Most code timing will be 2T, unless it uses WAIT to do a fractional opcode time, so 6 SysCLK == 3 opcodes
- oh, I see you sample 50% in the testp, so that makes code-only timing 2T+1, ie +2 opcodes gives 5T and +3 opcodes is 7T, so has margin over the 6T.
What is the expected value for 160MHz SysCLKs, how does final silicon compare with FPGA added delays..?
If the delays can 'add' a whole SysCLK, at moderately fast clock speeds, how can users know they are clear of that threshold ?
I can see situations where it 'tests fine on the bench', but fails in the field, or across production batches...
Most MCUs have much less turn-around delay, this from AVR data - ie they need only ONE NOP to read the post-change value.
AVR: "As indicated by the two arrows tpd,max and tpd,min, a single signal transition on the pin will be delayed between ½ and 1½ system clock period depending upon the time of assertion.
When reading back a software assigned pin value, a nop instruction must be inserted as indicated in Figure 25. The out instruction sets the SYNC LATCH signal at the positive edge of the clock. In this case, the delay tpd through the synchronizer is one system clock period."
We are longer, and I don't know that we must be, but to get timing on the FPGA, I had to insert flops to meet interconnect delays.
The variance on the FPGA is pretty understandable, I think. Perhaps with some timing-constraint assignments, I could make it behave at 80MHz like it does at 20MHz.

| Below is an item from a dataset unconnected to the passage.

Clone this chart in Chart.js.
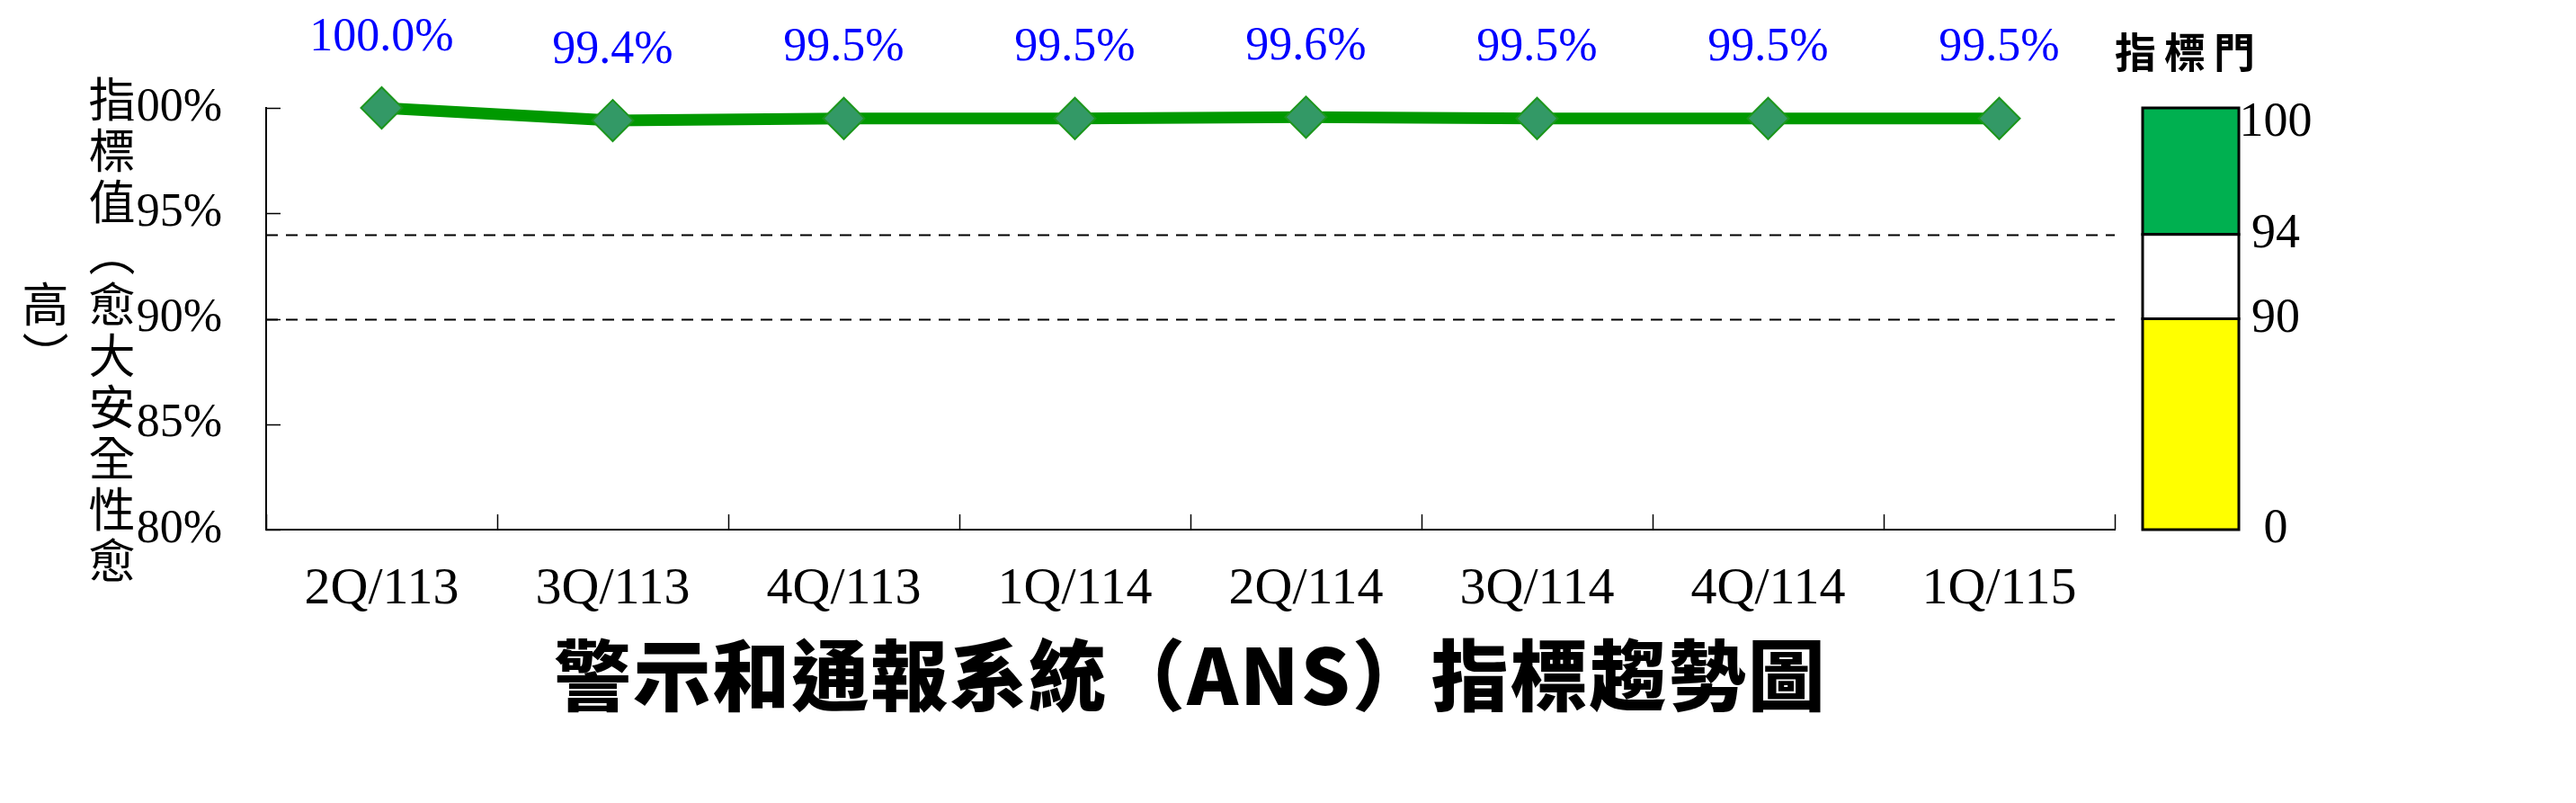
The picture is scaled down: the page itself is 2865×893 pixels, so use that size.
<!DOCTYPE html>
<html>
<head>
<meta charset="utf-8">
<script src="https://cdn.jsdelivr.net/npm/chart.js@4.4.0/dist/chart.umd.min.js"></script>
<style>
  body { margin: 0; background: #fff; }
  #wrap { position: relative; width: 2865px; height: 893px; overflow: hidden; background: #fff; }
  #myChart { position: absolute; left: 0; top: 0; }
  #tapa { position: absolute; left: 98px; top: 80px; width: 48px; height: 575px; background: #fff; }
  #ytitle {
    position: absolute; left: 13px; top: 80px; width: 148px; height: 578px;
    writing-mode: vertical-rl; text-orientation: mixed; text-align: center;
    font-family: "Noto Sans CJK TC", sans-serif; font-size: 52px; line-height: 74px;
    letter-spacing: 5px; color: #000;
  }
  #gaugeTitle {
    position: absolute; left: 2352px; top: 22px;
    font-family: "Noto Sans CJK TC", sans-serif; font-weight: 700; font-size: 46px;
    letter-spacing: 9px; color: #000;
  }
  #title {
    position: absolute; left: 296px; width: 2056px; top: 700px; text-align: center;
    font-family: "Noto Sans CJK TC", sans-serif; font-weight: 900; font-size: 86px;
    line-height: 1.1; letter-spacing: 2px; color: #000;
  }
</style>
</head>
<body>
<div id="wrap">
  <canvas id="myChart" width="2865" height="893"></canvas>
  <div id="tapa"></div>
  <div id="ytitle">指標值（愈大安全性愈高）</div>
  <div id="gaugeTitle">指標門</div>
  <div id="title">警示和通報系統（ANS）指標趨勢圖</div>
</div>
<script>
  // datos del grafico
  const categorias = ['2Q/113', '3Q/113', '4Q/113', '1Q/114', '2Q/114', '3Q/114', '4Q/114', '1Q/115'];
  const valoresIndicador = [100.0, 99.4, 99.5, 99.5, 99.56, 99.5, 99.5, 99.5];
  const ticksY = [80, 85, 90, 95, 100];
  const lineasUmbral = [94, 90];
  const nivelesUmbral = [100, 94, 90, 0]; // etiquetas de la barra de la derecha
  const coloresUmbral = ['#00b050', '#ffffff', '#ffff00'];

  const fuenteSerif = '"Liberation Serif", "Times New Roman", serif';

  // lineas punteadas, marcas interiores de los ejes y la barra "指標門"
  const pluginEjes = {
    id: 'pluginEjes',
    beforeDatasetsDraw(chart) {
      const ctx = chart.ctx;
      const area = chart.chartArea;
      const y = chart.scales.y;
      const x = chart.scales.x;
      ctx.save();

      // lineas de umbral
      ctx.strokeStyle = '#000';
      ctx.lineWidth = 2;
      ctx.setLineDash([13, 9]);
      lineasUmbral.forEach(v => {
        const py = Math.round(y.getPixelForValue(v)) + 0.5;
        ctx.beginPath();
        ctx.moveTo(area.left, py);
        ctx.lineTo(area.right, py);
        ctx.stroke();
      });
      ctx.setLineDash([]);

      // marcas del eje y hacia dentro
      ctx.lineWidth = 1.5;
      ticksY.forEach(v => {
        const py = Math.round(y.getPixelForValue(v)) + 0.5;
        ctx.beginPath();
        ctx.moveTo(area.left, py);
        ctx.lineTo(area.left + 16, py);
        ctx.stroke();
      });

      // marcas del eje x entre categorias
      const paso = (x.right - x.left) / categorias.length;
      for (let i = 0; i <= categorias.length; i++) {
        const px = Math.round(x.left + i * paso) + 0.5;
        ctx.beginPath();
        ctx.moveTo(px, area.bottom);
        ctx.lineTo(px, area.bottom - 17);
        ctx.stroke();
      }

      // barra de umbrales a la derecha
      const bx = 2383, bw = 107;
      const yPix = v => y.getPixelForValue(Math.max(v, y.min));
      for (let i = 0; i < coloresUmbral.length; i++) {
        const top = yPix(nivelesUmbral[i]);
        const bot = yPix(nivelesUmbral[i + 1]);
        ctx.fillStyle = coloresUmbral[i];
        ctx.fillRect(bx, top, bw, bot - top);
        ctx.strokeStyle = '#000';
        ctx.lineWidth = 3;
        ctx.strokeRect(bx, top, bw, bot - top);
      }
      ctx.fillStyle = '#000';
      ctx.font = '54px ' + fuenteSerif;
      ctx.textAlign = 'center';
      ctx.textBaseline = 'middle';
      nivelesUmbral.forEach(v => {
        const py = Math.max(yPix(v), area.top + 17);
        ctx.fillText(String(v), 2531, py);
      });
      ctx.restore();
    }
  };

  // etiquetas azules sobre cada punto
  const pluginEtiquetas = {
    id: 'pluginEtiquetas',
    afterDatasetsDraw(chart) {
      const ctx = chart.ctx;
      const meta = chart.getDatasetMeta(0);
      ctx.save();
      ctx.fillStyle = '#0000ff';
      ctx.font = '52px ' + fuenteSerif;
      ctx.textAlign = 'center';
      ctx.textBaseline = 'middle';
      meta.data.forEach((pt, i) => {
        ctx.fillText(valoresIndicador[i].toFixed(1) + '%', pt.x, pt.y - 78);
      });
      ctx.restore();
    }
  };

  const ctx = document.getElementById('myChart');
  const grafico = new Chart(ctx, {
    type: 'line',
    data: {
      labels: categorias,
      datasets: [{
        label: '指標值',
        data: valoresIndicador,
        borderColor: '#009900',
        borderWidth: 13,
        pointStyle: 'rectRot',
        pointRadius: 23,
        pointBackgroundColor: '#339966',
        pointBorderColor: '#1c961c',
        pointBorderWidth: 2,
        tension: 0,
        clip: false
      }]
    },
    options: {
      responsive: false,
      animation: false,
      devicePixelRatio: 1,
      layout: { padding: { top: 120, right: 513, left: 0, bottom: 0 } },
      plugins: {
        legend: { display: false },
        tooltip: { enabled: false },
        title: { display: false }
      },
      scales: {
        x: {
          offset: true,
          grid: { display: false, drawTicks: false },
          border: { color: '#000', width: 2 },
          ticks: {
            color: '#000',
            font: { family: fuenteSerif, size: 58 },
            padding: 32,
            maxRotation: 0,
            autoSkip: false
          },
          afterFit(scale) { scale.height = 304; }
        },
        y: {
          min: 80,
          max: 100,
          grid: { display: false, drawTicks: false },
          border: { color: '#000', width: 2 },
          afterBuildTicks(scale) { scale.ticks = ticksY.map(v => ({ value: v })); },
          ticks: {
            color: '#000',
            font: { family: fuenteSerif, size: 52 },
            padding: 49,
            callback: v => v + '%'
          },
          afterFit(scale) { scale.width = 296; }
        }
      }
    },
    plugins: [pluginEjes, pluginEtiquetas]
  });
</script>
</body>
</html>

Those paths look like this:
outgoing: register --> logic --> pin
incoming: pin --> logic --> register
On the silicon, those paths will be constrained to meet timing for our in-pad registers that can be enabled. Those registers will add an additional clock cycle in each direction.
A few posts back you wrote I am fairly sure you meant 10ns
Many thanks for working thru these timing issues. I need to understand them for the SD card boot code.

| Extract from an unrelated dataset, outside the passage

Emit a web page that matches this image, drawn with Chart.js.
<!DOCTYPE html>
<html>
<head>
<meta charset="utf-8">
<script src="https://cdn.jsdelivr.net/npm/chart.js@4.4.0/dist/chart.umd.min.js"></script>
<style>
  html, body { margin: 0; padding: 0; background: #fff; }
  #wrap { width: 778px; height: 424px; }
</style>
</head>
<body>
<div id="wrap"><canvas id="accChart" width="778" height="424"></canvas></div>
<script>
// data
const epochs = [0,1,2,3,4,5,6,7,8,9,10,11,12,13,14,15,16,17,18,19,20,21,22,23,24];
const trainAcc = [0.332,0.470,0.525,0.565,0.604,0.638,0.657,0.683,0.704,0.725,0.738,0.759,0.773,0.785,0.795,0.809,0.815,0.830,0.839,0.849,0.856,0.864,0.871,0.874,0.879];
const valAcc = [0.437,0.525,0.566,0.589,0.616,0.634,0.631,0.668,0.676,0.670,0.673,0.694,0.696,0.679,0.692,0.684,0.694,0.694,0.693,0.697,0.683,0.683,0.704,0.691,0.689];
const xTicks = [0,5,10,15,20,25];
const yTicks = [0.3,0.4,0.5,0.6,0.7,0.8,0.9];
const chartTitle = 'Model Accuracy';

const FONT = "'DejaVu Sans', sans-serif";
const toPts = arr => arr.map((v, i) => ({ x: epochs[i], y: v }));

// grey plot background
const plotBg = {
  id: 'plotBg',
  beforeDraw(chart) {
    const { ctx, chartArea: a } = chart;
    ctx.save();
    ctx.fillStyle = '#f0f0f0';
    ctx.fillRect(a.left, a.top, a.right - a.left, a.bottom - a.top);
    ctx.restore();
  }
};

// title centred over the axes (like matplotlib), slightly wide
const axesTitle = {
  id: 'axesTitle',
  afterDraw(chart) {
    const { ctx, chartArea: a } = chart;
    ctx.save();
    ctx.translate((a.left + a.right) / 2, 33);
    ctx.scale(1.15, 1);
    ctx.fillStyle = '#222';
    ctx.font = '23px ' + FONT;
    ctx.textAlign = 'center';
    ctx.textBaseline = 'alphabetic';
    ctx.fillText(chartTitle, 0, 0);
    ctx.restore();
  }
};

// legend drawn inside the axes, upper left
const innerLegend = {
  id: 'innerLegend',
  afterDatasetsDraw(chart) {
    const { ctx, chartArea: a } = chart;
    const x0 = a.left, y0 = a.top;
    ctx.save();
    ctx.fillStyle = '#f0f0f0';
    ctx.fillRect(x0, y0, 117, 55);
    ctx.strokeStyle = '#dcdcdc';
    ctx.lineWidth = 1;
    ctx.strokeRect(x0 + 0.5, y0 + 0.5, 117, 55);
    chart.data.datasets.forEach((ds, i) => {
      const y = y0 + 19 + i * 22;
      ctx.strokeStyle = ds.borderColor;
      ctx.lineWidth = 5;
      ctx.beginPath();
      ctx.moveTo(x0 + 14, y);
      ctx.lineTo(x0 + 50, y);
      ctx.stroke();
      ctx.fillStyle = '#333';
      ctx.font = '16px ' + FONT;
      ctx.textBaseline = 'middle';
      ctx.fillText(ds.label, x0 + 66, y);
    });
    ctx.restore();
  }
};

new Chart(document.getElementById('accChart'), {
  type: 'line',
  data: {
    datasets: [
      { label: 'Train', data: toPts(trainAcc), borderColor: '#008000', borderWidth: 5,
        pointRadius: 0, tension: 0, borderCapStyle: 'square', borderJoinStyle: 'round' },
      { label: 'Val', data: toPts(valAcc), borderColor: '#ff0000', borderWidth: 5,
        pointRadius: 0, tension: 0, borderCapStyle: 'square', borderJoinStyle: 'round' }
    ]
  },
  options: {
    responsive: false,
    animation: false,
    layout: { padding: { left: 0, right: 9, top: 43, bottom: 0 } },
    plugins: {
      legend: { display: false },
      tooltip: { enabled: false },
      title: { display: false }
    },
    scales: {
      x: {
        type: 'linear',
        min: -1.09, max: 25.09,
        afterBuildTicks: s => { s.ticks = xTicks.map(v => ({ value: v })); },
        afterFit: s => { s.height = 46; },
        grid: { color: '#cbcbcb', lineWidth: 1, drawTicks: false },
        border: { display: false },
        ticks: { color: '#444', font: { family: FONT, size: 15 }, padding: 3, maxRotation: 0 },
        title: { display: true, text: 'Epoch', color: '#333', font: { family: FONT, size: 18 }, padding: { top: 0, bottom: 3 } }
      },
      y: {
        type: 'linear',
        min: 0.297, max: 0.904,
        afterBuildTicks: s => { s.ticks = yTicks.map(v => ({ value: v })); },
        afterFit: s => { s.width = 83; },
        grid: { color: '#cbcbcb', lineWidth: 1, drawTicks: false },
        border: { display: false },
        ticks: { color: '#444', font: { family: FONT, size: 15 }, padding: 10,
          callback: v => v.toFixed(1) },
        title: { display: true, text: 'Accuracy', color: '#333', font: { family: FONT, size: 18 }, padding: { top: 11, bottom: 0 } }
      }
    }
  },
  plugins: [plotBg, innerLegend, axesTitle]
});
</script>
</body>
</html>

BTW Has anyone done a FullDuplexSerial P2 pasm equivalent object?
Of course, any serious SPI speed work is going to need the smart pins. ( & maybe streamer too..)
I believe the Boot code is avoiding the Smart Pins, mainly to lower risk. (ie less of the chip has to work)
I was also wondering about i2c slave operation & sense of START and STOP, and I wonder what CAN bus speeds will be possible with relatively high delays. I guess it just means higher SysCLK speeds than might have been possible.
CAN bus uses OR sense arbitration, so when you 'see' a signal not what you sent, you release the bus.
It seems a shame that I have to waste time with a nop and although this code may eventually use a smartpin after tests are complete, there is nonetheless a "gotcha" here that we need to be aware of. It's not as if I'm dealing with metastability issues by trying to read when it has just changed but the code without the nop is already flaky at 40MHz.
Hmm, if it is unreliable also at 40MHz, how many NOPs might be needed at 120MHz or 160MHz ?
Having a large number of SysCLKs is bad enough, but having the patch-NOPs needed be also frequency dependent (and that also means PVT dependent), makes code writing and testing a risky business.
I don't know if there is any solution, but it sure doesn't look good to me
And you are not going to need unknowable numbers of NOPs. Just follow the cycle counting guidelines I gave above and everything will be okay, in all circumstances, unless a pin is heavily loaded and unable to transition within one full clock. And remember that it's a matter of clock cycles, not necessarily NOPs. And it's 4 clocks for reading before a transition gets output, and 6 clocks for reading after a transition
With timing constraints, I'm pretty sure we could get that 6 down to 5 at 80MHz, as logic would dictate.
Some good news: I had a Webex meeting with OnSemi today and we went over ESD stategy. They have determined over the years that dirt-simple works best. We just need diodes for clamps and R-C driven NMOS devices for trapping high voltages on the power supplies. Very simple. I will modify our schematics accordingly. I love it when "simple" is the best solution.